» EXERCISE DIRECTIONS
Repeat all the material exactly; pictures stay out of your copy.
·····
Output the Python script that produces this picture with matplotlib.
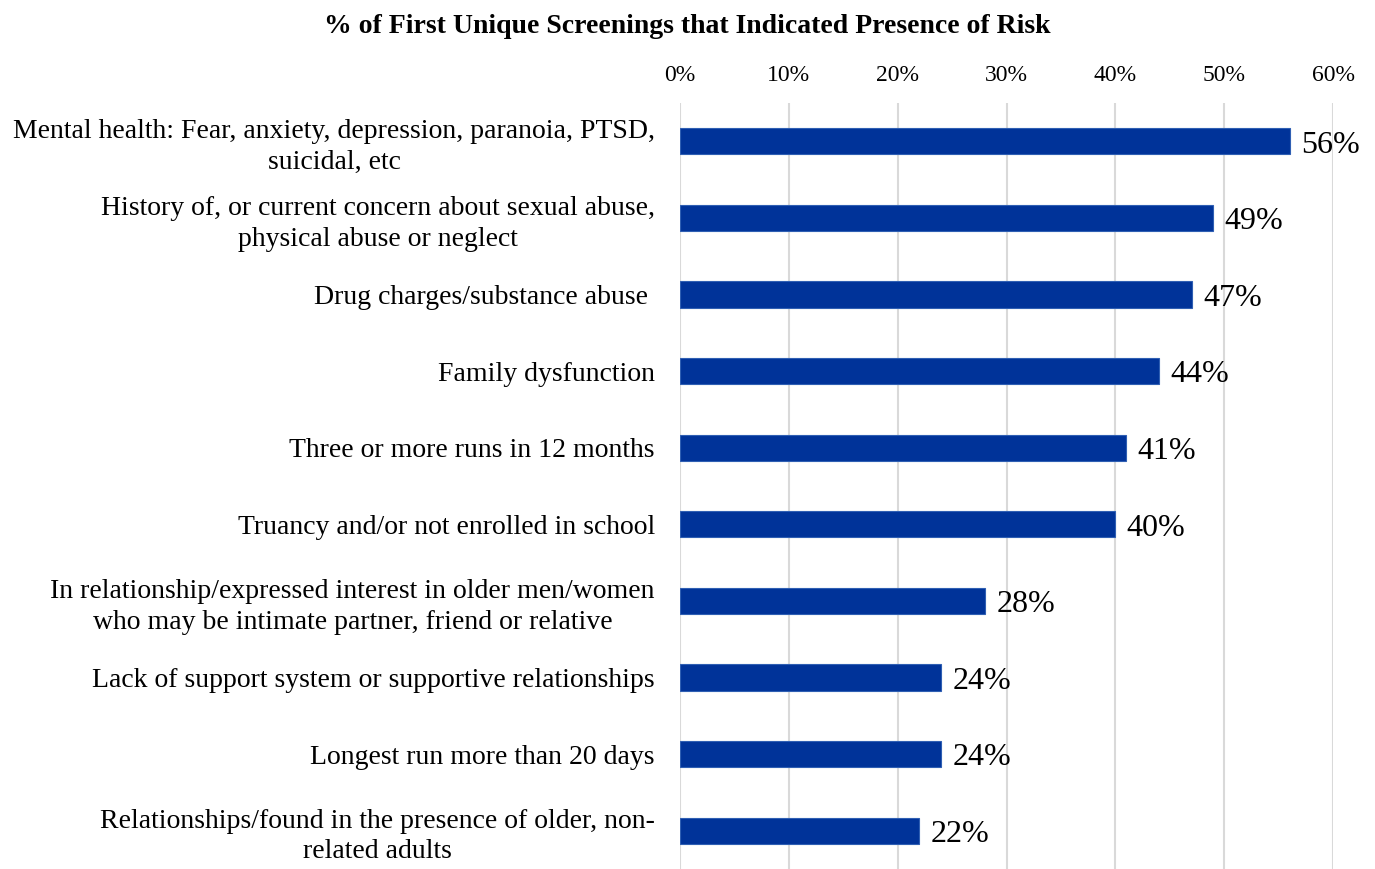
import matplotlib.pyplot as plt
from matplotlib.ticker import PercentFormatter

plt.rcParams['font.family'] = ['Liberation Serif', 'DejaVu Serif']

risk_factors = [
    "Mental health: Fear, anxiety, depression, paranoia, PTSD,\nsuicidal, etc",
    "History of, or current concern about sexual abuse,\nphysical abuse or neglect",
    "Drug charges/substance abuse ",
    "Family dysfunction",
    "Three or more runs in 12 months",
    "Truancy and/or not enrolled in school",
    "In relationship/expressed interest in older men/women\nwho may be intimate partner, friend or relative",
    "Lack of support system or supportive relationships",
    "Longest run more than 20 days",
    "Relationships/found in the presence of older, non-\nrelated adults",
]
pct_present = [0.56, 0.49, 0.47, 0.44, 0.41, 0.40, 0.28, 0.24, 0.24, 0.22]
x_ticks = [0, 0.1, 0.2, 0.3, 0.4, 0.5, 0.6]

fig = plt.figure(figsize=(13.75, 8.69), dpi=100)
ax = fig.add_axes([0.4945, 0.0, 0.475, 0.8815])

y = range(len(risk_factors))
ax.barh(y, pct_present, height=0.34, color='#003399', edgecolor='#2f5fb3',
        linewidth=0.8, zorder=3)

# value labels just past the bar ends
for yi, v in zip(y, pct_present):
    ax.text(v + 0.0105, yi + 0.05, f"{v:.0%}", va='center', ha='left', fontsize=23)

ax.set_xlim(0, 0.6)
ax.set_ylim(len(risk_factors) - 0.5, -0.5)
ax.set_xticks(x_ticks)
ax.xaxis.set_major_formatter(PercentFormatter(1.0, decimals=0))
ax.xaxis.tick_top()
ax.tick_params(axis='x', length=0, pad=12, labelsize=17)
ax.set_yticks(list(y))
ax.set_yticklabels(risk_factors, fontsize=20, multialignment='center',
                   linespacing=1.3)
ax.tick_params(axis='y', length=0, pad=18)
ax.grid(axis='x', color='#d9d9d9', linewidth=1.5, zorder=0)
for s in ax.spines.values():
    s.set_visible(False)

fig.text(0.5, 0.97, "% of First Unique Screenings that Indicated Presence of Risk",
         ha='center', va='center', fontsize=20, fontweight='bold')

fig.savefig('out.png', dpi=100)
·····
» RESULT FOR THIS TASK
Output the Python script that produces this picture with matplotlib.
import matplotlib.pyplot as plt
from matplotlib.ticker import PercentFormatter

plt.rcParams['font.family'] = ['Liberation Serif', 'DejaVu Serif']

risk_factors = [
    "Mental health: Fear, anxiety, depression, paranoia, PTSD,\nsuicidal, etc",
    "History of, or current concern about sexual abuse,\nphysical abuse or neglect",
    "Drug charges/substance abuse ",
    "Family dysfunction",
    "Three or more runs in 12 months",
    "Truancy and/or not enrolled in school",
    "In relationship/expressed interest in older men/women\nwho may be intimate partner, friend or relative",
    "Lack of support system or supportive relationships",
    "Longest run more than 20 days",
    "Relationships/found in the presence of older, non-\nrelated adults",
]
pct_present = [0.56, 0.49, 0.47, 0.44, 0.41, 0.40, 0.28, 0.24, 0.24, 0.22]
x_ticks = [0, 0.1, 0.2, 0.3, 0.4, 0.5, 0.6]

fig = plt.figure(figsize=(13.75, 8.69), dpi=100)
ax = fig.add_axes([0.4945, 0.0, 0.475, 0.8815])

y = range(len(risk_factors))
ax.barh(y, pct_present, height=0.34, color='#003399', edgecolor='#2f5fb3',
        linewidth=0.8, zorder=3)

# value labels just past the bar ends
for yi, v in zip(y, pct_present):
    ax.text(v + 0.0105, yi + 0.05, f"{v:.0%}", va='center', ha='left', fontsize=23)

ax.set_xlim(0, 0.6)
ax.set_ylim(len(risk_factors) - 0.5, -0.5)
ax.set_xticks(x_ticks)
ax.xaxis.set_major_formatter(PercentFormatter(1.0, decimals=0))
ax.xaxis.tick_top()
ax.tick_params(axis='x', length=0, pad=12, labelsize=17)
ax.set_yticks(list(y))
ax.set_yticklabels(risk_factors, fontsize=20, multialignment='center',
                   linespacing=1.3)
ax.tick_params(axis='y', length=0, pad=18)
ax.grid(axis='x', color='#d9d9d9', linewidth=1.5, zorder=0)
for s in ax.spines.values():
    s.set_visible(False)

fig.text(0.5, 0.97, "% of First Unique Screenings that Indicated Presence of Risk",
         ha='center', va='center', fontsize=20, fontweight='bold')

fig.savefig('out.png', dpi=100)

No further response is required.